Comments, please. It's going to be a long day.**

I slept too much last night. Possibly almost eight hours, but I'm not certain. It culminated in a long dream about working with Dame Darcy on a song based on "7/7/7." We were working out of ramshackle shotgun shacks in the middle of an abandoned strip mine, and there were enormous spoil heaps left from stripping out all the coal. Dame Darcy had written this unbelievably beautiful song, and I can not recall a single note of it. She played it on the banjo, and just hearing it made me want to cry. I became obsessed with the way her mind worked, and with the way it had produced that one song, and then she began writing other songs based on "7/7/7" until we had enough for a sort of musical. We'd walk into town with Spooky. Town was the sort of Appalachian nightmare you'd find, say, in West Virginia circa 1935. But everything was shades of grey and black, almost like watching an old film. Tall whitewashed store fronts. Cafes. Deserted streets. And then, somehow, David Bowie recording the songs, and the whole thing becoming a film, and a night when the town was completely devoured in fire. The places that were "the film" and reality became increasingly blurred until, in the end, there was only the night on fire, filled with werewolves and angry men and weeping women. And that is what I dreamt immediately before waking.

Gods, I slept to late.

I've begun writing out a Ghûl lexicon, just a vocabulary of maybe a hundred words and phrases, getting ready for Cherry Bomb, which, as it happens, is about ghouls.* Qqi e'iá ylön*** ("The Fifty curse mercy.") It would be nice if I had a linguist on hand. Then again, putting all this work in on a Siobhan book seems a bit absurd. I'll probably include the lexicon in the back, with a pronunciation guide.

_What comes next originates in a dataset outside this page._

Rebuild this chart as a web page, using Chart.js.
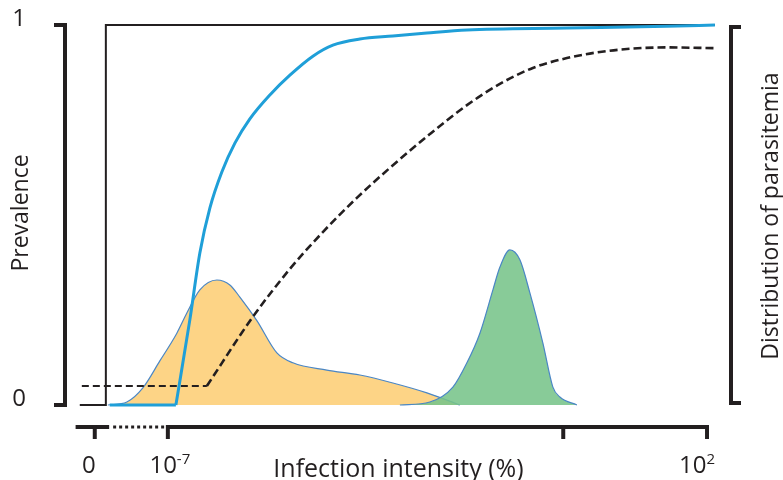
<!DOCTYPE html>
<html><head><meta charset="utf-8">
<script src="https://cdn.jsdelivr.net/npm/chart.js@4.4.1/dist/chart.umd.min.js"></script>
<style>html,body{margin:0;padding:0;background:#fff;overflow:hidden}canvas{display:block}</style>
</head><body>
<canvas id="c" width="783" height="480"></canvas>
<script>
// ---- data (x in log10 intensity units, y in prevalence / relative density 0..1)
const stepX = [-8.47, -8.035, -8.035, 2.13];
const stepY = [0, 0, 1, 1];
const blueFlatX = [-7.97, -6.866];
const blueFlatY = [0, 0];
const blueX = [-6.866, -6.633, -6.466, -6.299, -6.099, -5.881, -5.631, -5.297, -4.963, -4.579, -4.245, -3.795, -3.244, -2.676, -2.008, -0.339, 1.330, 2.132];
const blueY = [0, 0.224, 0.400, 0.518, 0.613, 0.689, 0.753, 0.816, 0.868, 0.918, 0.947, 0.963, 0.971, 0.979, 0.987, 0.992, 0.997, 1.0];
const dashFlatX = [-8.436, -6.349];
const dashFlatY = [0.05, 0.05];
const dashX = [-6.349, -5.581, -4.963, -4.413, -3.845, -3.294, -2.626, -2.008, -1.458, -0.907, -0.339, 0.212, 0.763, 1.330, 2.132];
const dashY = [0.05, 0.232, 0.358, 0.455, 0.545, 0.624, 0.713, 0.789, 0.845, 0.887, 0.913, 0.929, 0.938, 0.941, 0.939];
const orangeX = [-8.002, -7.684, -7.417, -7.134, -6.850, -6.683, -6.466, -6.182, -5.965, -5.798, -5.514, -5.180, -4.913, -4.346, -3.795, -3.244, -2.676, -2.125];
const orangeY = [0, 0.008, 0.045, 0.116, 0.189, 0.242, 0.303, 0.329, 0.316, 0.284, 0.222, 0.137, 0.111, 0.092, 0.079, 0.058, 0.032, 0];
const greenX = [-3.127, -2.626, -2.242, -2.008, -1.791, -1.574, -1.457, -1.291, -1.124, -0.957, -0.740, -0.573, -0.456, -0.172];
const greenY = [0, 0.008, 0.047, 0.111, 0.189, 0.303, 0.363, 0.408, 0.382, 0.295, 0.163, 0.047, 0.021, 0];

// axis ticks
const xTickValues = [-8.22, -7, -0.4, 2];
const xTickBase = ['0', '10', '', '10'];
const xTickSup = ['', '-7', '', '2'];
const yTickValues = [0, 1];
const yTickLabels = ['0', '1'];
const axisBreak = [-7.98, -7.03];
const axisRange = [-8.54, 2.0];
const xTitle = 'Infection intensity (%)';
const yTitle = 'Prevalence';
const y2Title = 'Distribution of parasitemia';

// ---- styles
const labelShift = [-6, 2, 0, -10];
const ink = '#231f20';
const font = 'Open Sans, Noto Sans, sans-serif';

const pts = (xs, ys) => xs.map((v, i) => ({x: v, y: ys[i]}));

const deco = {
  id: 'deco',
  afterDatasetsDraw(chart) {
    const {ctx, chartArea: a, scales: {x, y}} = chart;
    const y1 = y.getPixelForValue(1), y0 = y.getPixelForValue(0);
    ctx.save();
    ctx.strokeStyle = ink; ctx.fillStyle = ink;
    ctx.lineJoin = 'miter'; ctx.lineCap = 'butt';
    // left bracket
    const lx = a.left - 7;
    ctx.lineWidth = 4;
    ctx.beginPath(); ctx.moveTo(lx - 11, y1); ctx.lineTo(lx, y1); ctx.lineTo(lx, y0); ctx.lineTo(lx - 11, y0); ctx.stroke();
    // right bracket
    const rx = a.right + 6;
    ctx.beginPath(); ctx.moveTo(rx + 10, y1 + 2); ctx.lineTo(rx, y1 + 2); ctx.lineTo(rx, y0 - 2); ctx.lineTo(rx + 10, y0 - 2); ctx.stroke();
    // y labels
    ctx.font = '24px ' + font; ctx.textAlign = 'center'; ctx.textBaseline = 'alphabetic';
    yTickValues.forEach((v, i) => {
      ctx.fillText(yTickLabels[i], 19, y.getPixelForValue(v) + 1);
    });
    // y titles
    ctx.font = '23px ' + font; ctx.textBaseline = 'middle';
    ctx.save(); ctx.translate(21, 213); ctx.rotate(-Math.PI / 2); ctx.fillText(yTitle, 0, 0); ctx.restore();
    ctx.save(); ctx.translate(771, 216); ctx.rotate(-Math.PI / 2); ctx.fillText(y2Title, 0, 0); ctx.restore();
    // x axis
    const ya = y0 + 22;
    const p = v => x.getPixelForValue(v);
    ctx.lineWidth = 4;
    ctx.beginPath(); ctx.moveTo(p(axisRange[0]), ya); ctx.lineTo(p(axisBreak[0]), ya);
    ctx.moveTo(p(axisBreak[1]), ya); ctx.lineTo(p(axisRange[1]), ya); ctx.stroke();
    ctx.save(); ctx.lineWidth = 3; ctx.setLineDash([3, 3]);
    ctx.beginPath(); ctx.moveTo(p(axisBreak[0]) + 4, ya); ctx.lineTo(p(axisBreak[1]), ya); ctx.stroke(); ctx.restore();
    ctx.lineWidth = 4;
    xTickValues.forEach(v => {
      const px = p(v);
      ctx.beginPath(); ctx.moveTo(px, ya - 2); ctx.lineTo(px, ya + 12); ctx.stroke();
    });
    // x tick labels
    ctx.textBaseline = 'alphabetic'; ctx.textAlign = 'left';
    xTickValues.forEach((v, i) => {
      if (!xTickBase[i]) return;
      ctx.font = '24px ' + font;
      const bw = ctx.measureText(xTickBase[i]).width;
      ctx.font = '15px ' + font;
      const sw = xTickSup[i] ? ctx.measureText(xTickSup[i]).width : 0;
      const x0 = p(v) + labelShift[i] - (bw + sw) / 2;
      ctx.font = '24px ' + font;
      ctx.fillText(xTickBase[i], x0, 473);
      if (xTickSup[i]) { ctx.font = '15px ' + font; ctx.fillText(xTickSup[i], x0 + bw, 464); }
    });
    ctx.font = '25px ' + font; ctx.textAlign = 'center';
    ctx.fillText(xTitle, (a.left + a.right) / 2, 477);
    ctx.restore();
  }
};

const blue = '#1f9fd8';
const outline = '#4a86c5';
new Chart(document.getElementById('c'), {
  type: 'scatter',
  data: {
    datasets: [
      {data: pts(blueX, blueY), showLine: true, borderColor: blue, borderWidth: 3, pointRadius: 0, cubicInterpolationMode: 'monotone', fill: false, order: 1, clip: false},
      {data: pts(blueFlatX, blueFlatY), showLine: true, borderColor: blue, borderWidth: 3, pointRadius: 0, fill: false, order: 1, clip: false},
      {data: pts(dashX, dashY), showLine: true, borderColor: ink, borderWidth: 2.6, borderDash: [8, 4], pointRadius: 0, cubicInterpolationMode: 'monotone', fill: false, order: 2, clip: false},
      {data: pts(dashFlatX, dashFlatY), showLine: true, borderColor: ink, borderWidth: 2.2, borderDash: [7, 4], pointRadius: 0, fill: false, order: 2, clip: false},
      {data: pts(stepX, stepY), showLine: true, borderColor: ink, borderWidth: 2, pointRadius: 0, fill: false, order: 3, clip: false},
      {data: pts(greenX, greenY), showLine: true, borderColor: outline, borderWidth: 1.2, backgroundColor: 'rgba(120,196,138,0.88)', pointRadius: 0, cubicInterpolationMode: 'monotone', fill: 'origin', order: 4, clip: false},
      {data: pts(orangeX, orangeY), showLine: true, borderColor: outline, borderWidth: 1.2, backgroundColor: '#fdd486', pointRadius: 0, cubicInterpolationMode: 'monotone', fill: 'origin', order: 5, clip: false}
    ]
  },
  options: {
    responsive: false, animation: false, devicePixelRatio: 1,
    layout: {padding: {left: 72, right: 58, top: 25, bottom: 75}},
    scales: {
      x: {type: 'linear', min: -8.6, max: 2.3, display: false},
      y: {type: 'linear', min: 0, max: 1, display: false}
    },
    plugins: {legend: {display: false}, tooltip: {enabled: false}}
  },
  plugins: [deco]
});
</script>
</body></html>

I've been told to take a week before turning in "Ballad on an Echo Whisperer," to read over it several times at my leisure, to see what I really think and where it may still need work. This is, too me, a method inimical to writing. Almost without exception, my stories come out as they will be published. There's not, usually, rewriting and fiddling about and fussing. Whatever happens with this story, I just want it gone.

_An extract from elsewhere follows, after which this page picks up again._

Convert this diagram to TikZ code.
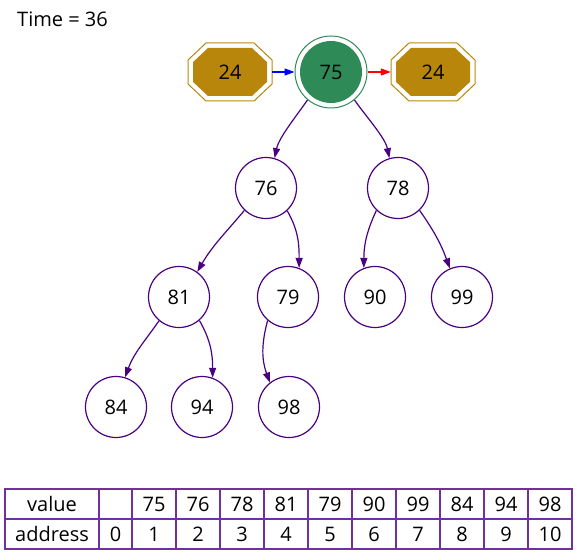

Most of yesterday was a disaster. Or a waste. Or a disastrous waste. We went to Moonstone Beach, only to find, upon arriving, that there were four and five foot swells, a steady wind that was anything but warm, and the sea that had been warm a week ago icy cold. Since coming to Rhode Island, I've swum in some cold fucking water. But yesterday was too much. I made it about twenty or thirty feet out, maybe, and already the waves were lifting me off my feet. I left the water immediately. And, of course, that wind only made it colder. I'm guessing deeper, colder water was being churned up. I lay on the sand a while, cursing what passes for summer in Rhode Island, cursing the wind off the sound. Then we left and came home.

And I have made a decision. I can't stay here. In Rhode Island. In New England. It's been five years, I can no longer take the cold, and I have fuck all to show for my time here. I'm going south again, though I have no idea how or precisely where or how long it will be before I am able. I will probably have to make it through another winter. I wanted to make this work. Desperately, did I want to make this work. Oh, and please do not suggest places I "should" go. I had enough of that yesterday on Facebook (with bizarre invites ranging from Cincinnati to Huston).

Thank you, Mr. Bowie, for making mine and Darcy's dream movie:

Sleep Hungover,
Aunt Beast

* No connection/tie-in with ghouls in my other novels. The Quinn books are trapped in their own little universe.
** Quite a bit longer than I thought.
*** Qqi e'iá ylön. (KEE eye-læ wöh; the last "h" is a heavy aspirate) Qqi is always stressed above all other words. No exceptions. In almost all instances, doubled consonants are "click consonants," as in Khoisan languages. It is very difficult for a human tongue and palate to manage Ghûl.